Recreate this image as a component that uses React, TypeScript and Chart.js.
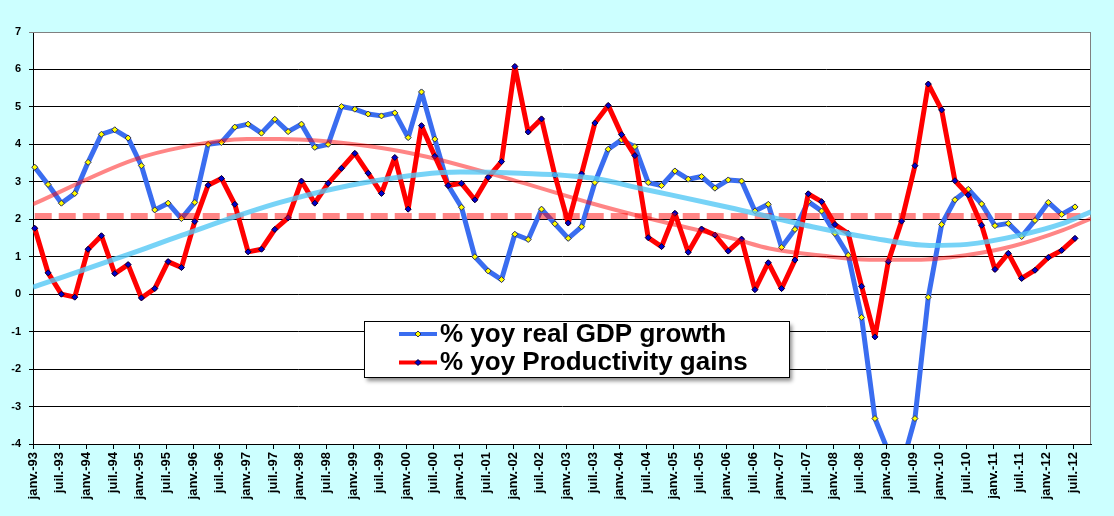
import React, { useEffect, useRef } from "react"
import Chart from "chart.js/auto"

// quarterly, janv.-93 .. juil.-12
const tickLabels = [
    "janv.-93", "juil.-93", "janv.-94", "juil.-94", "janv.-95", "juil.-95", "janv.-96", "juil.-96",
    "janv.-97", "juil.-97", "janv.-98", "juil.-98", "janv.-99", "juil.-99", "janv.-00", "juil.-00",
    "janv.-01", "juil.-01", "janv.-02", "juil.-02", "janv.-03", "juil.-03", "janv.-04", "juil.-04",
    "janv.-05", "juil.-05", "janv.-06", "juil.-06", "janv.-07", "juil.-07", "janv.-08", "juil.-08",
    "janv.-09", "juil.-09", "janv.-10", "juil.-10", "janv.-11", "juil.-11", "janv.-12", "juil.-12",
]

const gdpGrowth = [
    3.39, 2.93, 2.43, 2.69, 3.52, 4.27, 4.39, 4.17, 3.43, 2.25,
    2.43, 2.02, 2.45, 4.0, 4.05, 4.46, 4.54, 4.3, 4.67, 4.34,
    4.54, 3.92, 4.0, 5.01, 4.94, 4.81, 4.76, 4.84, 4.18, 5.4,
    4.14, 2.9, 2.32, 1.0, 0.62, 0.39, 1.6, 1.46, 2.27, 1.88,
    1.49, 1.8, 2.98, 3.87, 4.12, 3.94, 2.98, 2.9, 3.29, 3.07,
    3.14, 2.83, 3.05, 3.02, 2.22, 2.4, 1.25, 1.73, 2.47, 2.22,
    1.62, 1.04, -0.62, -3.32, -4.2, -4.6, -3.32, -0.08, 1.86, 2.52,
    2.8, 2.41, 1.83, 1.89, 1.54, 1.97, 2.45, 2.13, 2.33,
]

const productivityGains = [
    1.76, 0.57, 0.0, -0.08, 1.2, 1.56, 0.55, 0.79, -0.1, 0.15,
    0.87, 0.71, 1.94, 2.91, 3.09, 2.4, 1.13, 1.2, 1.73, 2.04,
    3.02, 2.43, 2.96, 3.36, 3.76, 3.23, 2.69, 3.65, 2.27, 4.5,
    3.68, 2.9, 2.96, 2.52, 3.12, 3.54, 6.08, 4.33, 4.68, 3.18,
    1.9, 3.21, 4.57, 5.04, 4.26, 3.7, 1.51, 1.27, 2.16, 1.12,
    1.74, 1.58, 1.15, 1.47, 0.12, 0.84, 0.15, 0.91, 2.68, 2.47,
    1.86, 1.62, 0.21, -1.14, 0.87, 1.95, 3.43, 5.61, 4.92, 3.03,
    2.65, 1.84, 0.66, 1.09, 0.42, 0.64, 0.98, 1.17, 1.49,
]

// trend curves (quarter index -> value)
const gdpTrendAt = [-0.13, 7.35, 11.0, 18.4, 25.1, 31.9, 36.4, 41.8, 45.6, 52.5, 58.3, 62.6, 67.1, 69.9, 73.8, 77.1, 79.2]
const gdpTrend = [0.19, 1.1, 1.57, 2.45, 3.0, 3.26, 3.23, 3.1, 2.81, 2.28, 1.8, 1.51, 1.3, 1.33, 1.57, 1.89, 2.2]

const prodTrendAt = [-0.13, 7.35, 11.0, 15.9, 18.4, 25.1, 29.4, 36.4, 41.8, 45.6, 52.5, 55.1, 58.8, 62.6, 66.1, 69.8, 73.3, 77.1, 79.2]
const prodTrend = [2.4, 3.58, 3.92, 4.14, 4.14, 3.95, 3.67, 2.99, 2.42, 2.06, 1.47, 1.22, 1.04, 0.92, 0.92, 1.04, 1.28, 1.71, 2.02]

const prodAverage = 2.09
const averageSpan = [0, 78.4]

const TICK_SHIFT = -0.13
const X_MAX = 79.2
const FONT = "'Liberation Sans', Arial, sans-serif"

const toPoints = (values: number[]) => values.map((y, i) => ({ x: i, y }))
const pairUp = (at: number[], values: number[]) => at.map((x, i) => ({ x, y: values[i] }))

const plotFrame = {
    id: "plotFrame",
    beforeDraw(chart: any) {
        const { ctx, chartArea: a } = chart
        ctx.save()
        ctx.fillStyle = "#ffffff"
        ctx.fillRect(a.left, a.top, a.right - a.left, a.bottom - a.top)
        ctx.restore()
    },
    beforeDatasetsDraw(chart: any) {
        const { ctx, chartArea: a } = chart
        ctx.save()
        ctx.strokeStyle = "#808080"
        ctx.lineWidth = 1
        ctx.beginPath()
        ctx.moveTo(a.left, a.top + 0.5)
        ctx.lineTo(a.right - 0.5, a.top + 0.5)
        ctx.lineTo(a.right - 0.5, a.bottom)
        ctx.stroke()
        ctx.restore()
    },
}

const legendBox = {
    id: "legendBox",
    afterDraw(chart: any) {
        const { ctx } = chart
        const entries = chart.data.datasets
            .filter((d: any) => d.legendRank !== undefined)
            .sort((a: any, b: any) => a.legendRank - b.legendRank)
        const x = 364, y = 321, w = 425, h = 56
        ctx.save()
        ctx.shadowColor = "rgba(0,0,0,0.45)"
        ctx.shadowOffsetX = 3
        ctx.shadowOffsetY = 4
        ctx.shadowBlur = 4
        ctx.fillStyle = "#ffffff"
        ctx.fillRect(x, y, w, h)
        ctx.shadowColor = "transparent"
        ctx.strokeStyle = "#000000"
        ctx.lineWidth = 1
        ctx.strokeRect(x + 0.5, y + 0.5, w, h)

        entries.forEach((d: any, i: number) => {
            const ly = 334 + i * 28.5
            ctx.strokeStyle = d.borderColor
            ctx.lineWidth = 4
            ctx.beginPath()
            ctx.moveTo(399, ly)
            ctx.lineTo(437, ly)
            ctx.stroke()
            ctx.fillStyle = d.pointBackgroundColor
            ctx.strokeStyle = d.pointBorderColor
            ctx.lineWidth = 1
            ctx.beginPath()
            ctx.moveTo(418, ly - 3)
            ctx.lineTo(421, ly)
            ctx.lineTo(418, ly + 3)
            ctx.lineTo(415, ly)
            ctx.closePath()
            ctx.fill()
            ctx.stroke()
            ctx.fillStyle = "#000000"
            ctx.font = `bold 26px ${FONT}`
            ctx.textBaseline = "alphabetic"
            ctx.textAlign = "left"
            ctx.fillText(d.label, 440, ly + 7.5)
        })
        ctx.restore()
    },
}

const App = () => {
    const chartRef = useRef<HTMLCanvasElement | null>(null)

    useEffect(() => {
        document.body.style.margin = "0"
        const ctx = chartRef.current?.getContext("2d")
        if (!ctx) return

        const chart = new Chart(ctx, {
            type: "line",
            data: {
                datasets: [
                    {
                        label: "GDP trend",
                        data: pairUp(gdpTrendAt, gdpTrend),
                        borderColor: "rgba(85,200,245,0.8)",
                        borderWidth: 5,
                        pointRadius: 0,
                        cubicInterpolationMode: "monotone",
                    },
                    {
                        label: "Productivity trend",
                        data: pairUp(prodTrendAt, prodTrend),
                        borderColor: "rgba(255,0,0,0.48)",
                        borderWidth: 4,
                        pointRadius: 0,
                        cubicInterpolationMode: "monotone",
                    },
                    {
                        label: "Productivity average",
                        data: averageSpan.map((x) => ({ x, y: prodAverage })),
                        borderColor: "rgba(255,0,0,0.48)",
                        borderWidth: 6,
                        borderDash: [17, 7],
                        pointRadius: 0,
                    },
                    {
                        label: "% yoy Productivity gains",
                        legendRank: 1,
                        data: toPoints(productivityGains),
                        borderColor: "#ff0000",
                        borderWidth: 5,
                        borderJoinStyle: "round",
                        borderCapStyle: "round",
                        pointStyle: "rectRot",
                        pointRadius: 3,
                        pointBackgroundColor: "#0000cc",
                        pointBorderColor: "#000033",
                        pointBorderWidth: 1,
                        clip: { left: 5, right: 5, top: 5, bottom: 0 },
                    },
                    {
                        label: "% yoy real GDP growth",
                        legendRank: 0,
                        data: toPoints(gdpGrowth),
                        borderColor: "#3a6df0",
                        borderWidth: 5,
                        borderJoinStyle: "round",
                        borderCapStyle: "round",
                        pointStyle: "rectRot",
                        pointRadius: 3,
                        pointBackgroundColor: "#ffff00",
                        pointBorderColor: "#333355",
                        pointBorderWidth: 1,
                        clip: { left: 5, right: 5, top: 5, bottom: 0 },
                    },
                ] as any,
            },
            options: {
                animation: false,
                responsive: false,
                events: [],
                layout: { padding: { top: 32, right: 23, left: 0, bottom: 0 } },
                plugins: {
                    legend: { display: false },
                    tooltip: { enabled: false },
                },
                elements: { line: { tension: 0 } },
                scales: {
                    x: {
                        type: "linear",
                        min: TICK_SHIFT,
                        max: X_MAX,
                        afterBuildTicks: (scale: any) => {
                            scale.ticks = tickLabels.map((_, k) => ({ value: 2 * k + TICK_SHIFT }))
                        },
                        afterFit: (scale: any) => {
                            scale.height = 72
                        },
                        ticks: {
                            autoSkip: false,
                            minRotation: 90,
                            maxRotation: 90,
                            padding: 3,
                            color: "#000000",
                            font: { family: FONT, size: 13, weight: "bold" },
                            callback: (_v: any, index: number) => tickLabels[index],
                        },
                        grid: {
                            drawOnChartArea: false,
                            drawTicks: true,
                            tickLength: 5,
                            color: "#000000",
                        },
                        border: { color: "#000000", width: 1 },
                    },
                    y: {
                        min: -4,
                        max: 7,
                        afterFit: (scale: any) => {
                            scale.width = 33
                        },
                        ticks: {
                            stepSize: 1,
                            padding: 8,
                            color: "#000000",
                            font: { family: FONT, size: 11, weight: "bold" },
                        },
                        grid: {
                            color: (c: any) => (c.tick && c.tick.value === 7 ? "#808080" : "#000000"),
                            tickLength: 4,
                            lineWidth: 1,
                        },
                        border: { color: "#000000", width: 1 },
                    },
                },
            } as any,
            plugins: [plotFrame, legendBox],
        })

        return () => chart.destroy()
    }, [])

    return (
        <div style={{ width: 1114, height: 516, background: "#ccffff", position: "relative" }}>
            <canvas ref={chartRef} width={1114} height={516} />
        </div>
    )
}

export default App
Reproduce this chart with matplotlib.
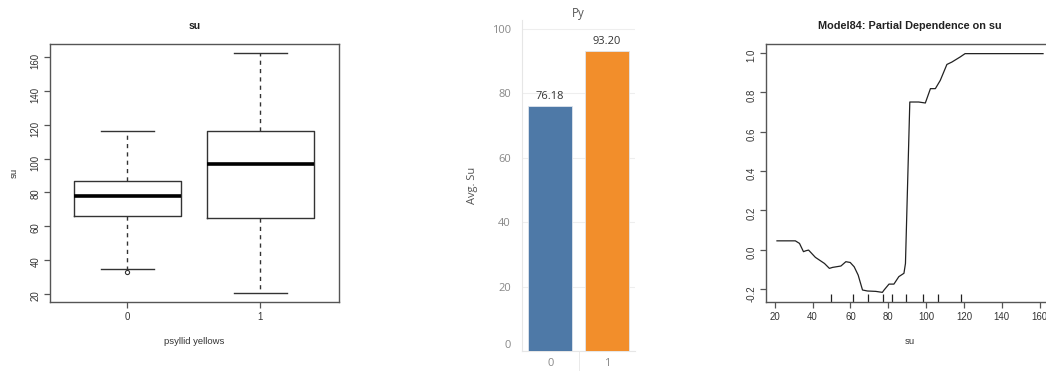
================================
_Given exercise_
Take the lines above from the top of the records through the one with "import Chart from" and repeat them exactly, without any pictures.

_Task result_
Recreate this image as a component that uses React, TypeScript and Chart.js.
import React, { useEffect, useRef } from "react"
import Chart from "chart.js/auto"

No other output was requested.